Ok so its time for some new gloves and im really considering getting some wrist protection too. Im sure theres already a thousand threads for this so im sorry if im repeating Qs. Anyway a lot of people ive talked to reccomend level gloves with biomex and they seem great, but i cant really picture myself spending $100+ on gloves. also my hands are still growing so chances are they will only fit for 2 seasons max. 
so my question is just drop the dough on the levels or get some dakine wrist guards for 20 and put them under some cheaper gloves. thanks guys


----------



## Deus (Dec 25, 2010)

I have a pair of RED wrist guards and I just got Level super pipe pro with biomex. At first glance thet were really disappointment, I just couldn't figure out how they could help but after four days on the hills, I swear they work.The kind of cup the venus mound of hand and provide a kind of step so your hand doesn't strain much in a fall.

Compared with the wrist guards: they both do their job. I try new things every time and try to improve my riding so I fall often and both have protected me from injury and from wrist aches. Biomex allows more freedom of movement though.

I generally buy the best gear I can find and try to make it last forever but if I were you and I knew that I won't be able to use it in two years, I would opt for wrist guards.

PS: don't forget that you can use the biomex thing with other gloves which have a separate inner lining.


----------



## KIRKRIDER (Mar 18, 2008)

Love my Super Pipe Pro...WHy a disappointment?


----------



## Argo (Feb 25, 2010)

My son loves his. Im going to get me and my wife some next season. 
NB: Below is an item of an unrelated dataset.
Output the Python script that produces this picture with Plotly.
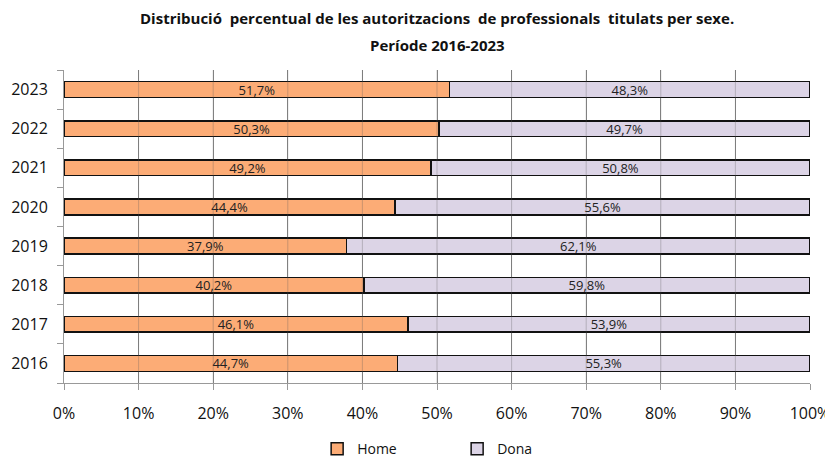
import plotly.graph_objects as go

years = ["2016", "2017", "2018", "2019", "2020", "2021", "2022", "2023"]
home = [44.7, 46.1, 40.2, 37.9, 44.4, 49.2, 50.3, 51.7]
dona = [55.3, 53.9, 59.8, 62.1, 55.6, 50.8, 49.7, 48.3]
x_ticks = [0, 10, 20, 30, 40, 50, 60, 70, 80, 90, 100]
title_lines = [
    "Distribució  percentual de les autoritzacions  de professionals  titulats per sexe.",
    "Període 2016-2023",
]

def fmt(v):
    return f"{v:.1f}%".replace(".", ",")

font_family = "Open Sans, Noto Sans, sans-serif"

fig = go.Figure()
fig.add_trace(go.Bar(
    y=years, x=home, name="Home", orientation="h",
    marker=dict(color="#FCAC76", line=dict(color="#111111", width=1.5)),
    text=[fmt(v) for v in home], textposition="inside", insidetextanchor="middle",
    textfont=dict(size=13, color="#222222", family=font_family),
    width=0.4,
))
fig.add_trace(go.Bar(
    y=years, x=dona, name="Dona", orientation="h",
    marker=dict(color="#DCD4E6", line=dict(color="#111111", width=1.5)),
    text=[fmt(v) for v in dona], textposition="inside", insidetextanchor="middle",
    textfont=dict(size=13, color="#222222", family=font_family),
    width=0.4,
))

# faint gridlines visible through the bars
for v in x_ticks[1:-1]:
    fig.add_shape(type="line", xref="x", yref="paper", x0=v, x1=v, y0=0, y1=1,
                  line=dict(color="rgba(90,90,90,0.3)", width=1), layer="above")

fig.add_annotation(text="<b>" + title_lines[0] + "</b>", xref="paper", yref="paper",
                   x=0.5, y=1.166, xanchor="center", yanchor="middle", showarrow=False,
                   font=dict(size=15, family=font_family, color="#111111"))
fig.add_annotation(text="<b>" + title_lines[1] + "</b>", xref="paper", yref="paper",
                   x=0.5, y=1.080, xanchor="center", yanchor="middle", showarrow=False,
                   font=dict(size=15, family=font_family, color="#111111"))

fig.update_layout(
    barmode="stack",
    width=825, height=449,
    margin=dict(l=56, r=23, t=62, b=74, autoexpand=False),
    paper_bgcolor="white", plot_bgcolor="white",
    font=dict(family=font_family, color="#111111"),
    showlegend=True,
    legend=dict(
        orientation="h", x=0.527, xanchor="center", y=-0.211, yanchor="middle",
        font=dict(size=14, family=font_family), traceorder="normal",
        itemwidth=30, entrywidth=95,
    ),
    uniformtext=dict(mode="show", minsize=13),
)
fig.update_xaxes(
    range=[0, 100], tickvals=x_ticks, ticktext=[f"{v}%" for v in x_ticks],
    showgrid=True, gridcolor="#8c8c8c", gridwidth=1,
    showline=True, linecolor="#999999", linewidth=1,
    ticks="outside", ticklen=6, tickcolor="#999999",
    tickfont=dict(size=16, family=font_family), ticklabelstandoff=10,
    ticklabeloverflow="allow",
    zeroline=False, fixedrange=True, automargin=False,
)
fig.update_yaxes(
    categoryorder="array", categoryarray=years,
    showline=True, linecolor="#999999", linewidth=1,
    ticks="outside", ticklen=6, tickcolor="#999999", tickson="boundaries",
    tickfont=dict(size=16, family=font_family), showgrid=False,
    ticklabelstandoff=12, automargin=False,
)

fig.write_html("out.html")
Also, I think he was saying that just looking at them they seemed like they would be a disapointment but he has found that they are great gloves/guards....


----------



## KIRKRIDER (Mar 18, 2008)

http://www.snowboardingforum.com/equipment-reviews/33022-gloves-level-super-pipe-pro.html


----------



## Deus (Dec 25, 2010)

Argo said:


> My son loves his. Im going to get me and my wife some next season.
> 
> Also, I think he was saying that just looking at them they seemed like they would be a disapointment but he has found that they are great gloves/guards....


That's right.

My first thoughts were "shit, this thing is tiny. It doesn't even restrict my wrist movements; How will it protect them?". I have even fallen on my hands a few times in the office to try them (and that hurt). 

But they worked well on the slopes. no injuries so far and no pain. I love them.


----------